Targeting Bullying Behaviors Early On
The notable and negative effects of bullying have been well researched and documented among children and adolescents; yet Kirves & Sajaniemi (2012) note a gap in research related to bullying in early educational settings. It is known that bullying throughout childhood and adolescence can lead to depression, anxiety, low self-esteem, and difficulty in relationships well into adulthood. The researchers highlight the onset of bullying in early educational settings through a study conducted in Finnish kindergarten classes in an attempt to identify and combat bullying behaviors at their inception. Early detection and intervention of early childhood bullying can improve a child’s adjustment to full-time school, future mental health and the quality of peer relationships. Therefore, Kirves & Sajaniemi (2012) encourage childhood mental heath prevention and intervention programs to target bullying behaviors as early as possible.
Defining Early Childhood Bullying
To define bullying in early childhood settings, Kirves & Sajaniemi (2012) first reference a commonly used definition for school bullying introduced by Olweus (1973): “A person is being bullied or victimized when he or she is exposed, repeatedly and over time, to negative actions on the part of one or more other persons” (p. 384). The researchers argue that Olweus’ (1973) definition for bullying among school age children can carry over into early childhood settings, such as preschool and daycare, with certain primary considerations understood.
Frequency vs. Intention
First, aggressive behavior can be common during early childhood; therefore a young child’s behavior should be considered bullying only when it is more frequently aggressive than others (p. 285). Additionally, Kirves & Sajaniemi (2012) highlight “level of awareness” as a historical pre-requisite to categorizing behavior as bullying (p. 385). Among young children, however, frequency and duration of aggressive behaviors are arguably more indicative of bullying than the intention behind said behaviors (p. 385).

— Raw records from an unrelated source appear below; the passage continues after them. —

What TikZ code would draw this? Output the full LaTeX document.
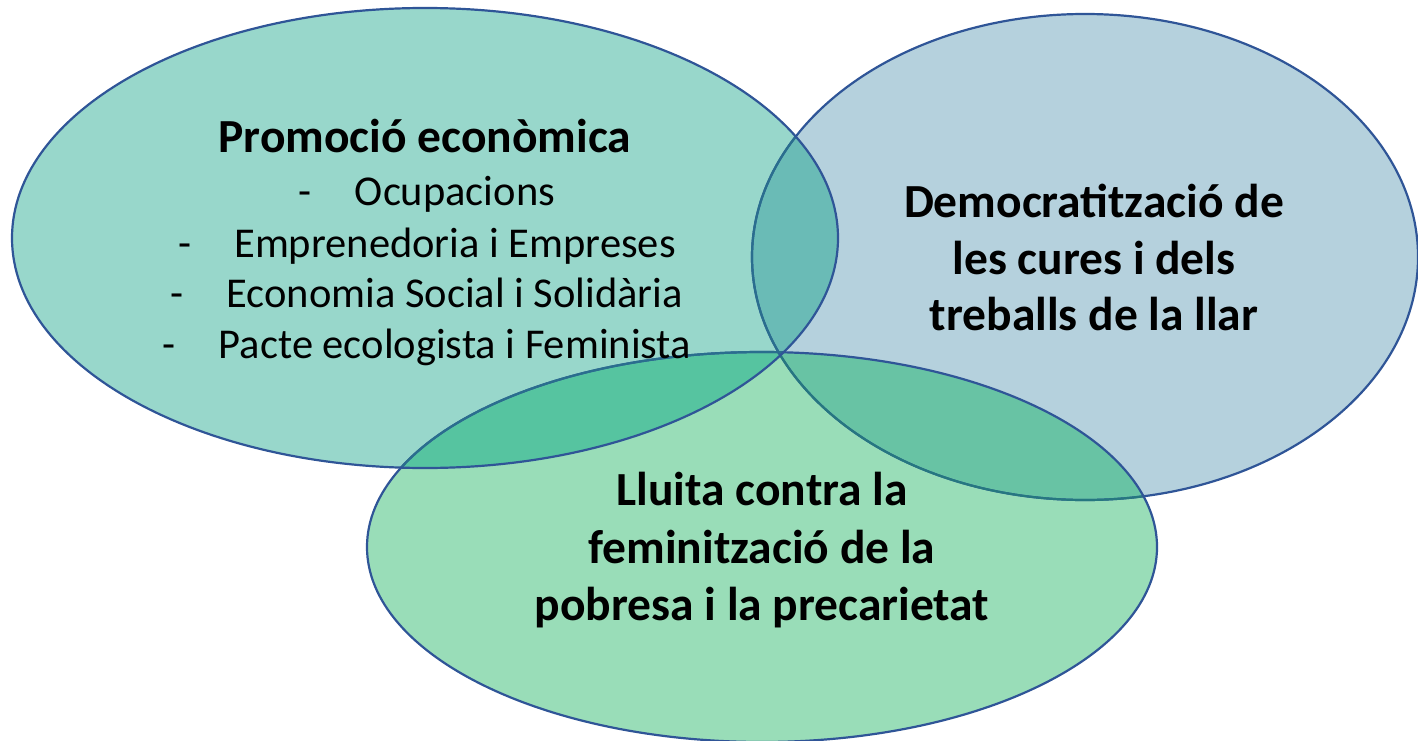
\documentclass[tikz,border=0pt]{standalone}
\usepackage{fontspec}
\setmainfont{Carlito}
\definecolor{cL}{HTML}{98D7CB}
\definecolor{cR}{HTML}{B5D1DD}
\definecolor{cB}{HTML}{99DDB8}
\definecolor{cLR}{HTML}{6ABBB6}
\definecolor{cLB}{HTML}{56C4A0}
\definecolor{cRB}{HTML}{68C3A4}
\definecolor{cLRB}{HTML}{55BFA0}
\definecolor{edge}{HTML}{2F5597}
\definecolor{edgeL}{HTML}{2A6E8E}
\definecolor{edgeB}{HTML}{267780}
\begin{document}
\begin{tikzpicture}[x=1bp,y=-1bp,
  outline/.style={line width=2.2bp},
  boldtxt/.style={anchor=base,inner sep=0pt,font=\fontsize{47.5bp}{56bp}\selectfont\bfseries},
  titletxt/.style={anchor=base,inner sep=0pt,font=\fontsize{47.5bp}{56bp}\selectfont\bfseries},
  itemtxt/.style={anchor=base,inner sep=0pt,font=\fontsize{42.5bp}{50bp}\selectfont}]
\useasboundingbox (0,0) rectangle (1418,740);
\def\ellL{(425,238) ellipse [x radius=413bp, y radius=230bp]}
\def\ellR{(1085,257) ellipse [x radius=333bp, y radius=243bp]}
\def\ellB{(762,547) ellipse [x radius=395bp, y radius=195bp]}
% fills
\fill[cR] \ellR;
\fill[cB] \ellB;
\fill[cL] \ellL;
\begin{scope}\clip \ellR; \fill[cRB] \ellB;\end{scope}
\begin{scope}\clip \ellL; \fill[cLR] \ellR; \fill[cLB] \ellB; \clip \ellR; \fill[cLRB] \ellB;\end{scope}
% outlines
\draw[outline,edge] \ellR;
\begin{scope}\clip \ellB; \draw[outline,edgeB] \ellR;\end{scope}
\begin{scope}\clip \ellL; \draw[outline,edgeL] \ellR;\end{scope}
\draw[outline,edge] \ellB;
\begin{scope}\clip \ellL; \draw[outline,edgeL] \ellB;\end{scope}
\draw[outline,edge] \ellL;
% texts
\node[titletxt] (t0) at (425,152) {Promoció econòmica};
\node[itemtxt] (t1) at (427,205) {\makebox[56bp][l]{-}Ocupacions};
\node[itemtxt] (t2) at (427,257) {\makebox[56bp][l]{-}Emprenedoria i Empreses};
\node[itemtxt] (t3) at (427,307) {\makebox[56bp][l]{-}Economia Social i Solidària};
\node[itemtxt] (t4) at (427,358) {\makebox[56bp][l]{-}Pacte ecologista i Feminista};
\node[boldtxt] (r1) at (1094,217) {Democratització de};
\node[boldtxt] (r2) at (1094,274) {les cures i dels};
\node[boldtxt] (r3) at (1094,330) {treballs de la llar};
\node[boldtxt] (b1) at (762,505) {Lluita contra la};
\node[boldtxt] (b2) at (762,563) {feminització de la};
\node[boldtxt] (b3) at (762,620) {pobresa i la precarietat};
\end{tikzpicture}
\end{document}
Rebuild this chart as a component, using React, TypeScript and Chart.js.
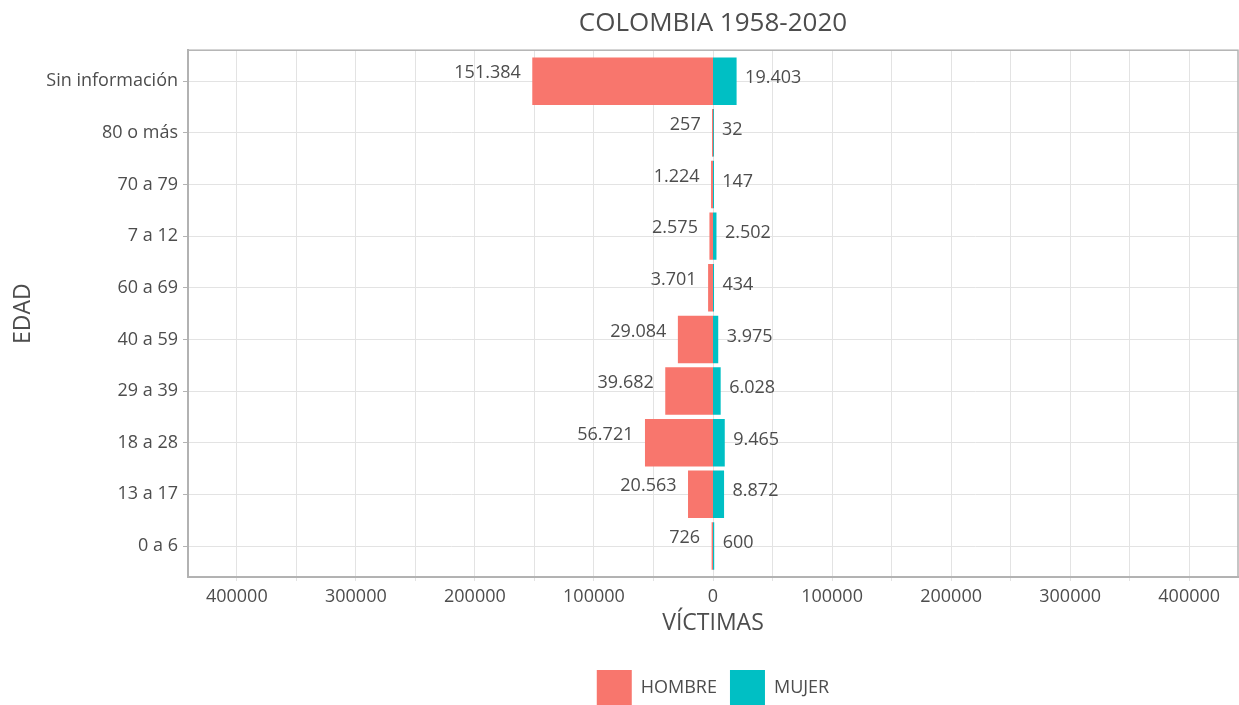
import React, { useEffect, useRef } from "react";
import { Chart, registerables } from "chart.js";

Chart.register(...registerables);

// Categories listed top to bottom as in the reference
const categories = [
  "Sin información",
  "80 o más",
  "70 a 79",
  "7 a 12",
  "60 a 69",
  "40 a 59",
  "29 a 39",
  "18 a 28",
  "13 a 17",
  "0 a 6",
];
const hombre = [151384, 257, 1224, 2575, 3701, 29084, 39682, 56721, 20563, 726];
const mujer = [19403, 32, 147, 2502, 434, 3975, 6028, 9465, 8872, 600];
const xTickValues = [-400000, -300000, -200000, -100000, 0, 100000, 200000, 300000, 400000];

const TITLE = "COLOMBIA 1958-2020";
const X_TITLE = "VÍCTIMAS";
const Y_TITLE = "EDAD";

const FONT = "'Open Sans', Lato, sans-serif";
const TEXT = "#4d4d4d";
const GRID = "#e3e3e3";
const BORDER = "#b3b3b3";
const MALE = "#F8766D";
const FEMALE = "#00BFC4";

const n = categories.length;
const pos = (i: number) => n - 1 - i; // top of list at top of axis

const fmt = (v: number) =>
  String(Math.round(Math.abs(v))).replace(/\B(?=(\d{3})+(?!\d))/g, ".");

const labelPlugin = {
  id: "barValueLabels",
  afterDatasetsDraw(chart: any) {
    const ctx = chart.ctx;
    ctx.save();
    ctx.font = `18px ${FONT}`;
    ctx.fillStyle = TEXT;
    ctx.textBaseline = "middle";
    const base = chart.scales.x.getPixelForValue(0);
    chart.data.datasets.forEach((ds: any, di: number) => {
      const meta = chart.getDatasetMeta(di);
      meta.data.forEach((el: any, i: number) => {
        const raw = ds.data[i].x;
        if (di === 0) {
          ctx.textAlign = "right";
          ctx.fillText(fmt(raw), Math.min(el.x, base) - 12, el.y - 8);
        } else {
          ctx.textAlign = "left";
          ctx.fillText(fmt(raw), Math.max(el.x, base) + 9, el.y - 3);
        }
      });
    });
    ctx.restore();
  },
  afterDraw(chart: any) {
    const { left, top, width, height } = chart.chartArea;
    const ctx = chart.ctx;
    ctx.save();
    ctx.strokeStyle = BORDER;
    ctx.lineWidth = 1.5;
    ctx.strokeRect(left, top, width, height);
    ctx.restore();
  },
};

export default function App() {
  const ref = useRef<HTMLCanvasElement>(null);

  useEffect(() => {
    document.body.style.margin = "0";
    const chart = new Chart(ref.current as HTMLCanvasElement, {
      type: "bar",
      data: {
        datasets: [
          {
            label: "HOMBRE",
            data: hombre.map((v, i) => ({ x: -v, y: pos(i) })),
            backgroundColor: MALE,
            borderWidth: 0,
            inflateAmount: 0.5,
            barPercentage: 0.9,
            categoryPercentage: 1,
          },
          {
            label: "MUJER",
            data: mujer.map((v, i) => ({ x: v, y: pos(i) })),
            backgroundColor: FEMALE,
            borderWidth: 0,
            inflateAmount: 0.5,
            barPercentage: 0.9,
            categoryPercentage: 1,
          },
        ],
      },
      options: {
        indexAxis: "y",
        animation: false,
        responsive: true,
        maintainAspectRatio: false,
        layout: { padding: { left: 0, right: 1, top: 0, bottom: 0 } },
        scales: {
          x: {
            type: "linear",
            stacked: true,
            min: -441000,
            max: 441000,
            afterBuildTicks: (scale: any) => {
              const t: any[] = [];
              for (let v = -400000; v <= 400000; v += 50000) t.push({ value: v });
              scale.ticks = t;
            },
            afterFit: (scale: any) => {
              scale.height = 80;
            },
            ticks: {
              autoSkip: false,
              maxRotation: 0,
              color: TEXT,
              font: { family: FONT, size: 18 },
              padding: 5,
              callback: (v: any) => {
                const num = Number(v);
                return xTickValues.includes(num) ? String(Math.abs(num)) : "";
              },
            },
            grid: {
              color: GRID,
              lineWidth: 1,
              drawTicks: true,
              tickLength: 4,
              tickColor: GRID,
            },
            border: { display: true, color: BORDER, width: 2 },
            title: {
              display: true,
              text: X_TITLE,
              color: TEXT,
              font: { family: FONT, size: 23 },
              padding: { top: 0, bottom: 20 },
            },
          },
          y: {
            type: "linear",
            stacked: true,
            offset: false,
            min: -0.6,
            max: n - 1 + 0.6,
            afterBuildTicks: (scale: any) => {
              scale.ticks = categories.map((_, i) => ({ value: pos(i) }));
            },
            afterFit: (scale: any) => {
              scale.width = 188;
            },
            ticks: {
              autoSkip: false,
              color: TEXT,
              font: { family: FONT, size: 18 },
              padding: 5,
              callback: (v: any) => {
                const idx = n - 1 - Number(v);
                return categories[idx] ?? "";
              },
            },
            grid: {
              offset: false,
              color: GRID,
              lineWidth: 1,
              drawTicks: true,
              tickLength: 5,
              tickColor: BORDER,
            },
            border: { display: true, color: BORDER, width: 2 },
            title: {
              display: true,
              text: Y_TITLE,
              color: TEXT,
              font: { family: FONT, size: 23 },
              padding: { top: 10, bottom: 0 },
            },
          },
        },
        plugins: {
          title: {
            display: true,
            text: TITLE,
            fullSize: false,
            color: TEXT,
            font: { family: FONT, size: 26, weight: "normal" },
            padding: { top: 8, bottom: 11 },
          },
          legend: {
            display: true,
            position: "bottom",
            fullSize: false,
            labels: {
              boxWidth: 35,
              boxHeight: 35,
              padding: 13,
              color: TEXT,
              font: { family: FONT, size: 18 },
            },
          },
          tooltip: { enabled: false },
        },
      },
      plugins: [labelPlugin],
    } as any);
    return () => chart.destroy();
  }, []);

  return (
    <div
      style={{
        position: "fixed",
        left: 0,
        top: 0,
        width: 1239,
        height: 705,
        overflow: "hidden",
        background: "#fff",
      }}
    >
      <div style={{ position: "relative", width: 1239, height: 715 }}>
        <canvas ref={ref} />
      </div>
    </div>
  );
}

How Kindergartners Perceive Direct and Indirect Bullying
Gathering data can be more challenging among young children, than in later school years. Kirves & Sajaniemi (2012) cite research by Alsaker (1993) and Monks et al (2003) that indicates children in kindergarten can identify bullies in a group, but have more difficulty identifying the targets of bullying. Furthermore, data show that young children more often equate bullies with overt acts of physical aggression (direct bullying) than with indirect bullying behaviors such as exclusion. It is, therefore, suggested that data be obtained through preschool teachers, daycare providers, or from direct observation.
Quantitative and Qualitative Data
Kirves & Sajaniemi (2012) obtained data both quantitatively and qualitatively. Quantitative data was obtained through a questionnaire given to all staff members working with kindergartens in the city of Vantaa, Finland and reflect 89% of children aged four to six in kindergartens participating in the study. Interviews with children, parents, and staff accounted for the qualitative portion of analysis.

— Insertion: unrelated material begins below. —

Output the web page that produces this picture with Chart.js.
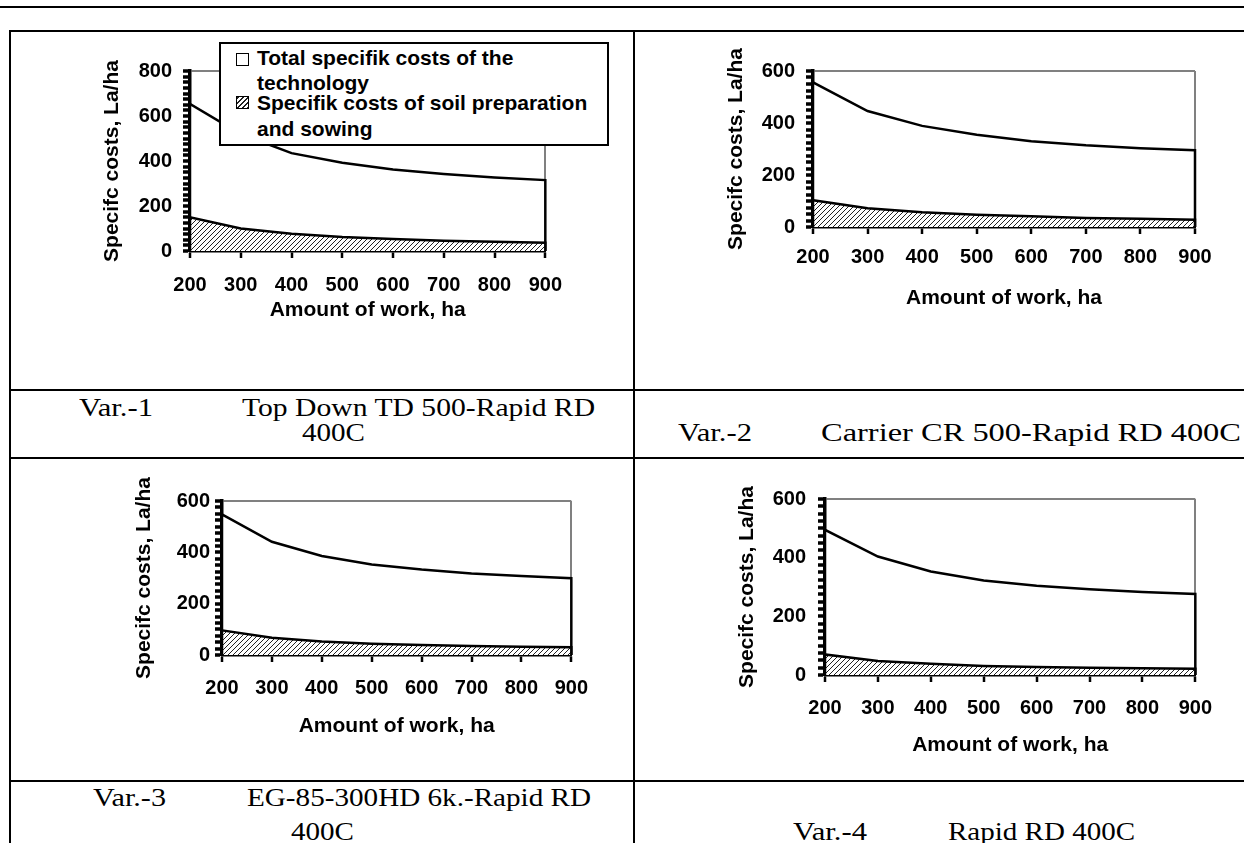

The Bullies and the Bullied – Who They Are
The results of this study demonstrate that “7.1% of day care children bullied other children, while 3.3% were bullied by others and 2.2% were bully-victims,” indicating, “a total of 12.6% of the children in the study were directly involved in bullying” (p. 389). The data also show that immigrant children and children with special needs were more often the victims of bullying than their peers. Gender differences among bullies also emerged, showing that boys, at 64.3% were more often bullies than girls at 35.7%; boys were also shown to more often become bully-victims at 62.5% than girls at 37.3% (p. 390).
Bullying Behaviors Delineated
Interestingly, though most young children equate physical aggression with bullying, the survey results reflect it as the least common type of bullying among participants. According to survey results, “the most common form of bulling was psychological bullying,” such as exclusion (p. 393). “The second most common form of bullying turned out to be different kinds of verbal bullying (8.18%), including name-calling, pointing, and laughing; physical bullying was less common (7.45%)” (p. 393).
Important Population Left Out
In Finland, every school is required by law to have an action plan designed to protect its students from bullying and peer harassment. Unfortunately, no legislation exists to include and hold accountable early educational settings. Kirves & Sajaniemi’s (2012) study highlights the importance of early intervention and encourages preventative programs to direct increased attention to a critical young population.
Alsaker, F. (1993). Isolation and maltreatment by peers in kindergarten: how to measure these phenomena and what are their consequences? Enfance, 47, 241-260.
Kirves, L. & Sajaniemi, N. (2012). Bullying in early education settings. Early Child Development and Care, 182 (3-4): p. 383-400.
Monks, C., Smith, P. and Swettenham, J. (2003). Aggressors, victims, and defenders in preschool: Peer, self, and teacher reports. Merrill-Palmer Quarterly, 49, 453-469.
Olweus, D. (1973). Hackkycklingar och översittare: Forskning om skolmobbning [Chopper chicks and bullies: Research on school bullying]. Stockholm: Almqvist & Wiksell.